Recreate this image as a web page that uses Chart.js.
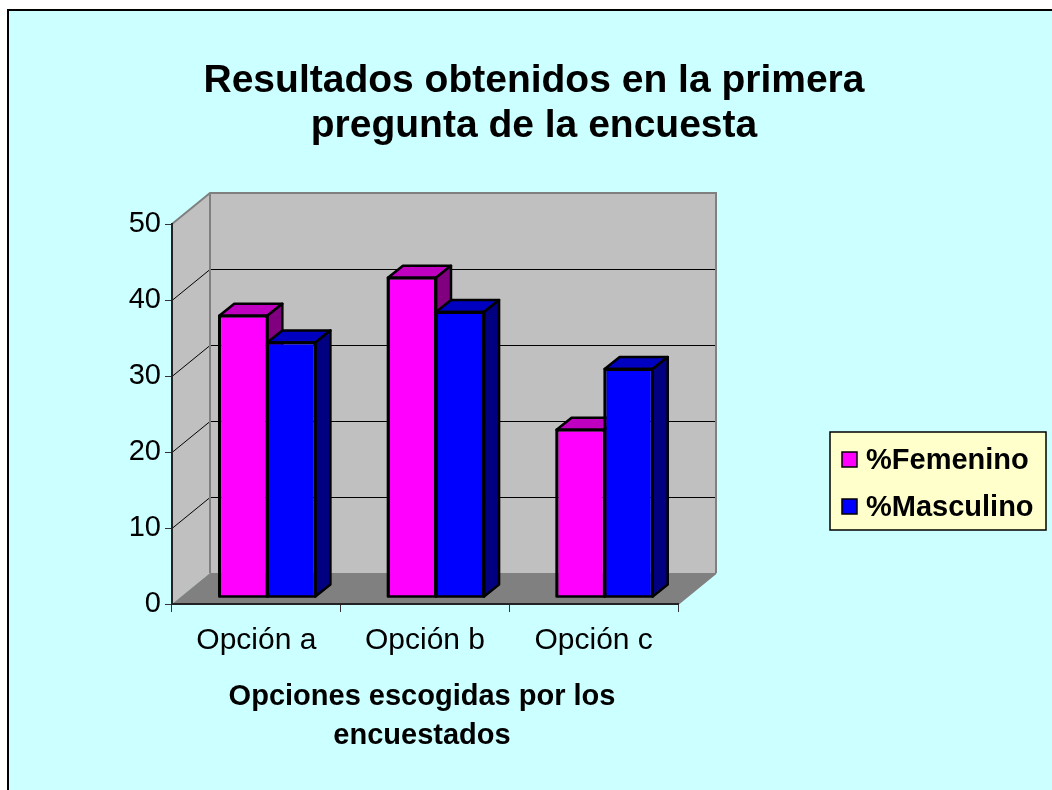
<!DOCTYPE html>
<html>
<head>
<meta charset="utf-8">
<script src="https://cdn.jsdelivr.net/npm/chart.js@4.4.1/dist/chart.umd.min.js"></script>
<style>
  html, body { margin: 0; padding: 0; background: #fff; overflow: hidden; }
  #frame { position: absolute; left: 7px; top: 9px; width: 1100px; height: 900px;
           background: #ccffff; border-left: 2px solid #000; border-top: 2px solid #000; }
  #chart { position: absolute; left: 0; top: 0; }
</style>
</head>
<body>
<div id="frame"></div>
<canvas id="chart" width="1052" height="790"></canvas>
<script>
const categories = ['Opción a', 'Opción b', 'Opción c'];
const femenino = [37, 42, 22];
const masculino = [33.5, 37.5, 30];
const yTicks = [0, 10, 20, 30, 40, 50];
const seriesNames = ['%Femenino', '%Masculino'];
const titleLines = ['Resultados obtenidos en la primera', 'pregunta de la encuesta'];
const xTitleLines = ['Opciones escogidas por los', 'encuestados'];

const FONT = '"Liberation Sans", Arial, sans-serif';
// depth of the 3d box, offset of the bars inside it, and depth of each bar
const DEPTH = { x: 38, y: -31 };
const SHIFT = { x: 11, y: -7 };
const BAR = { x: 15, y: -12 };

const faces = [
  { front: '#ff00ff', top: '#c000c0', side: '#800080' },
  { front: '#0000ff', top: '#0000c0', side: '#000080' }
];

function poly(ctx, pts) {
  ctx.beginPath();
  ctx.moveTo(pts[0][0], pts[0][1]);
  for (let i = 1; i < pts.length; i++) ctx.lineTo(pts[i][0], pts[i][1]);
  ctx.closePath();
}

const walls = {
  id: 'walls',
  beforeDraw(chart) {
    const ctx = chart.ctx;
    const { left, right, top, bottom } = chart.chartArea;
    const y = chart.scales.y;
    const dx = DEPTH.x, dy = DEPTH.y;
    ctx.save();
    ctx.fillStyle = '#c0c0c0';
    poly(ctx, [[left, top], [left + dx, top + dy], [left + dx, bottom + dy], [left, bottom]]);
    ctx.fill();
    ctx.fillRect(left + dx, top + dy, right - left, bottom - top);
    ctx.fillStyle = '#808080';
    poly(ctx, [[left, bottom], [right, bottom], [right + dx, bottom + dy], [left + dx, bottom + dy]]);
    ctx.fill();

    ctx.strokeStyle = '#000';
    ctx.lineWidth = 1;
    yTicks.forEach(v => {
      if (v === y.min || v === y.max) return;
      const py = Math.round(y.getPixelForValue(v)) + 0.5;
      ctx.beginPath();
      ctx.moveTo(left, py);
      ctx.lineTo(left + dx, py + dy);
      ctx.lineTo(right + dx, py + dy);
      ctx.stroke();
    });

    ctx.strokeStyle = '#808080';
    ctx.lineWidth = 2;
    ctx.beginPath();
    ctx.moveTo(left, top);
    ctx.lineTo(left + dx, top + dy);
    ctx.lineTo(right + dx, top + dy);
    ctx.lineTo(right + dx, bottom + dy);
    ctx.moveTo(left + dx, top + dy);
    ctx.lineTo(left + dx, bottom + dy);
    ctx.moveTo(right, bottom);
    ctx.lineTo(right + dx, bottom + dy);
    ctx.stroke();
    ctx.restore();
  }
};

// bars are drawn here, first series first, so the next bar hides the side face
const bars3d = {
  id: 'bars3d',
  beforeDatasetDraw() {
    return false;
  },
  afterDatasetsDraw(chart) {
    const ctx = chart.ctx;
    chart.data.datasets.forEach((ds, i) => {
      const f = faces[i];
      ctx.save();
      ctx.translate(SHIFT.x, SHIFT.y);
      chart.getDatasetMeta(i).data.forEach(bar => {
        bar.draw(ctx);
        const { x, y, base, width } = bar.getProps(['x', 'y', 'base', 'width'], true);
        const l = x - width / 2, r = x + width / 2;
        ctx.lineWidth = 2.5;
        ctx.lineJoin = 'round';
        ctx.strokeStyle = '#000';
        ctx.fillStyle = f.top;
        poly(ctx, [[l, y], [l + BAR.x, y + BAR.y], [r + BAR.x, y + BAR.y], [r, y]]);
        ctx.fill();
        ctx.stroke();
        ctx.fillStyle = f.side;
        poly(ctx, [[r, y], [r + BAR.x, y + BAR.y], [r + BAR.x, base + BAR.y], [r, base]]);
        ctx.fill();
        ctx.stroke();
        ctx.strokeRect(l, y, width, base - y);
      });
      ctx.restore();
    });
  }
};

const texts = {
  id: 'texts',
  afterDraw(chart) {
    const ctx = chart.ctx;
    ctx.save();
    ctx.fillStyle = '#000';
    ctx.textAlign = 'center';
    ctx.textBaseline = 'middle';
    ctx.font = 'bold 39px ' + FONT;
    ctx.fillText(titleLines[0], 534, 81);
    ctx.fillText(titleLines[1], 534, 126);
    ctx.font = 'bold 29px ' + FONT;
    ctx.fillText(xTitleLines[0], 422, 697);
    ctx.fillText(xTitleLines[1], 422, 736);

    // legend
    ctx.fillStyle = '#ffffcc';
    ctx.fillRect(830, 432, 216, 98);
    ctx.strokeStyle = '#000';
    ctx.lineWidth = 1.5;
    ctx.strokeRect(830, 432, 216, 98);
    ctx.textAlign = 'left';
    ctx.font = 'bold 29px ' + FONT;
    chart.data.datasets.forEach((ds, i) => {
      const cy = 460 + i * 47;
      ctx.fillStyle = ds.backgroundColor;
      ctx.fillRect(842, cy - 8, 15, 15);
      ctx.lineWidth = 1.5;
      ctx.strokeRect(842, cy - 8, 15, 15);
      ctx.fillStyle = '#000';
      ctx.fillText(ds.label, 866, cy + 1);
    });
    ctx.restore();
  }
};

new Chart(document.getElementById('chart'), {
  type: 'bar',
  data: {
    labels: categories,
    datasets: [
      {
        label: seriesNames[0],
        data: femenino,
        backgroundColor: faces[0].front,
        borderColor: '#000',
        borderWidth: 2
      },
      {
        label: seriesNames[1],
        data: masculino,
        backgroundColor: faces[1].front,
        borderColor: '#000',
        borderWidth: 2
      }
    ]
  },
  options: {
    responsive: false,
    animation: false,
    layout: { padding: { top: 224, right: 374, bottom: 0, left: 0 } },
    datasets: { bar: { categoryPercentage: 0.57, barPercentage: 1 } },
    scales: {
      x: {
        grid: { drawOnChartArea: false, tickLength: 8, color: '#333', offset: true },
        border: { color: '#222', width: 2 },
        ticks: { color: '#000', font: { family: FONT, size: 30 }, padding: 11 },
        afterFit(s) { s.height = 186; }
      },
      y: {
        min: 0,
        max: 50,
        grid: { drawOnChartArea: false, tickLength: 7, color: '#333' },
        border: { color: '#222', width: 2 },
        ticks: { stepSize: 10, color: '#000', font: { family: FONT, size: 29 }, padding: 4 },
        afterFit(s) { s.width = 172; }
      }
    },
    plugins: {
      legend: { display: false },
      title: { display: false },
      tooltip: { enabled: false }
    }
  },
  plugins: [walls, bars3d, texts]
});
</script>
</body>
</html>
══════════════════════════════
## WHAT THE TASK ASKS
Would you return the data exactly as written, without the pictures?

## THE SOLUTION
Recreate this image as a web page that uses Chart.js.
<!DOCTYPE html>
<html>
<head>
<meta charset="utf-8">
<script src="https://cdn.jsdelivr.net/npm/chart.js@4.4.1/dist/chart.umd.min.js"></script>
<style>
  html, body { margin: 0; padding: 0; background: #fff; overflow: hidden; }
  #frame { position: absolute; left: 7px; top: 9px; width: 1100px; height: 900px;
           background: #ccffff; border-left: 2px solid #000; border-top: 2px solid #000; }
  #chart { position: absolute; left: 0; top: 0; }
</style>
</head>
<body>
<div id="frame"></div>
<canvas id="chart" width="1052" height="790"></canvas>
<script>
const categories = ['Opción a', 'Opción b', 'Opción c'];
const femenino = [37, 42, 22];
const masculino = [33.5, 37.5, 30];
const yTicks = [0, 10, 20, 30, 40, 50];
const seriesNames = ['%Femenino', '%Masculino'];
const titleLines = ['Resultados obtenidos en la primera', 'pregunta de la encuesta'];
const xTitleLines = ['Opciones escogidas por los', 'encuestados'];

const FONT = '"Liberation Sans", Arial, sans-serif';
// depth of the 3d box, offset of the bars inside it, and depth of each bar
const DEPTH = { x: 38, y: -31 };
const SHIFT = { x: 11, y: -7 };
const BAR = { x: 15, y: -12 };

const faces = [
  { front: '#ff00ff', top: '#c000c0', side: '#800080' },
  { front: '#0000ff', top: '#0000c0', side: '#000080' }
];

function poly(ctx, pts) {
  ctx.beginPath();
  ctx.moveTo(pts[0][0], pts[0][1]);
  for (let i = 1; i < pts.length; i++) ctx.lineTo(pts[i][0], pts[i][1]);
  ctx.closePath();
}

const walls = {
  id: 'walls',
  beforeDraw(chart) {
    const ctx = chart.ctx;
    const { left, right, top, bottom } = chart.chartArea;
    const y = chart.scales.y;
    const dx = DEPTH.x, dy = DEPTH.y;
    ctx.save();
    ctx.fillStyle = '#c0c0c0';
    poly(ctx, [[left, top], [left + dx, top + dy], [left + dx, bottom + dy], [left, bottom]]);
    ctx.fill();
    ctx.fillRect(left + dx, top + dy, right - left, bottom - top);
    ctx.fillStyle = '#808080';
    poly(ctx, [[left, bottom], [right, bottom], [right + dx, bottom + dy], [left + dx, bottom + dy]]);
    ctx.fill();

    ctx.strokeStyle = '#000';
    ctx.lineWidth = 1;
    yTicks.forEach(v => {
      if (v === y.min || v === y.max) return;
      const py = Math.round(y.getPixelForValue(v)) + 0.5;
      ctx.beginPath();
      ctx.moveTo(left, py);
      ctx.lineTo(left + dx, py + dy);
      ctx.lineTo(right + dx, py + dy);
      ctx.stroke();
    });

    ctx.strokeStyle = '#808080';
    ctx.lineWidth = 2;
    ctx.beginPath();
    ctx.moveTo(left, top);
    ctx.lineTo(left + dx, top + dy);
    ctx.lineTo(right + dx, top + dy);
    ctx.lineTo(right + dx, bottom + dy);
    ctx.moveTo(left + dx, top + dy);
    ctx.lineTo(left + dx, bottom + dy);
    ctx.moveTo(right, bottom);
    ctx.lineTo(right + dx, bottom + dy);
    ctx.stroke();
    ctx.restore();
  }
};

// bars are drawn here, first series first, so the next bar hides the side face
const bars3d = {
  id: 'bars3d',
  beforeDatasetDraw() {
    return false;
  },
  afterDatasetsDraw(chart) {
    const ctx = chart.ctx;
    chart.data.datasets.forEach((ds, i) => {
      const f = faces[i];
      ctx.save();
      ctx.translate(SHIFT.x, SHIFT.y);
      chart.getDatasetMeta(i).data.forEach(bar => {
        bar.draw(ctx);
        const { x, y, base, width } = bar.getProps(['x', 'y', 'base', 'width'], true);
        const l = x - width / 2, r = x + width / 2;
        ctx.lineWidth = 2.5;
        ctx.lineJoin = 'round';
        ctx.strokeStyle = '#000';
        ctx.fillStyle = f.top;
        poly(ctx, [[l, y], [l + BAR.x, y + BAR.y], [r + BAR.x, y + BAR.y], [r, y]]);
        ctx.fill();
        ctx.stroke();
        ctx.fillStyle = f.side;
        poly(ctx, [[r, y], [r + BAR.x, y + BAR.y], [r + BAR.x, base + BAR.y], [r, base]]);
        ctx.fill();
        ctx.stroke();
        ctx.strokeRect(l, y, width, base - y);
      });
      ctx.restore();
    });
  }
};

const texts = {
  id: 'texts',
  afterDraw(chart) {
    const ctx = chart.ctx;
    ctx.save();
    ctx.fillStyle = '#000';
    ctx.textAlign = 'center';
    ctx.textBaseline = 'middle';
    ctx.font = 'bold 39px ' + FONT;
    ctx.fillText(titleLines[0], 534, 81);
    ctx.fillText(titleLines[1], 534, 126);
    ctx.font = 'bold 29px ' + FONT;
    ctx.fillText(xTitleLines[0], 422, 697);
    ctx.fillText(xTitleLines[1], 422, 736);

    // legend
    ctx.fillStyle = '#ffffcc';
    ctx.fillRect(830, 432, 216, 98);
    ctx.strokeStyle = '#000';
    ctx.lineWidth = 1.5;
    ctx.strokeRect(830, 432, 216, 98);
    ctx.textAlign = 'left';
    ctx.font = 'bold 29px ' + FONT;
    chart.data.datasets.forEach((ds, i) => {
      const cy = 460 + i * 47;
      ctx.fillStyle = ds.backgroundColor;
      ctx.fillRect(842, cy - 8, 15, 15);
      ctx.lineWidth = 1.5;
      ctx.strokeRect(842, cy - 8, 15, 15);
      ctx.fillStyle = '#000';
      ctx.fillText(ds.label, 866, cy + 1);
    });
    ctx.restore();
  }
};

new Chart(document.getElementById('chart'), {
  type: 'bar',
  data: {
    labels: categories,
    datasets: [
      {
        label: seriesNames[0],
        data: femenino,
        backgroundColor: faces[0].front,
        borderColor: '#000',
        borderWidth: 2
      },
      {
        label: seriesNames[1],
        data: masculino,
        backgroundColor: faces[1].front,
        borderColor: '#000',
        borderWidth: 2
      }
    ]
  },
  options: {
    responsive: false,
    animation: false,
    layout: { padding: { top: 224, right: 374, bottom: 0, left: 0 } },
    datasets: { bar: { categoryPercentage: 0.57, barPercentage: 1 } },
    scales: {
      x: {
        grid: { drawOnChartArea: false, tickLength: 8, color: '#333', offset: true },
        border: { color: '#222', width: 2 },
        ticks: { color: '#000', font: { family: FONT, size: 30 }, padding: 11 },
        afterFit(s) { s.height = 186; }
      },
      y: {
        min: 0,
        max: 50,
        grid: { drawOnChartArea: false, tickLength: 7, color: '#333' },
        border: { color: '#222', width: 2 },
        ticks: { stepSize: 10, color: '#000', font: { family: FONT, size: 29 }, padding: 4 },
        afterFit(s) { s.width = 172; }
      }
    },
    plugins: {
      legend: { display: false },
      title: { display: false },
      tooltip: { enabled: false }
    }
  },
  plugins: [walls, bars3d, texts]
});
</script>
</body>
</html>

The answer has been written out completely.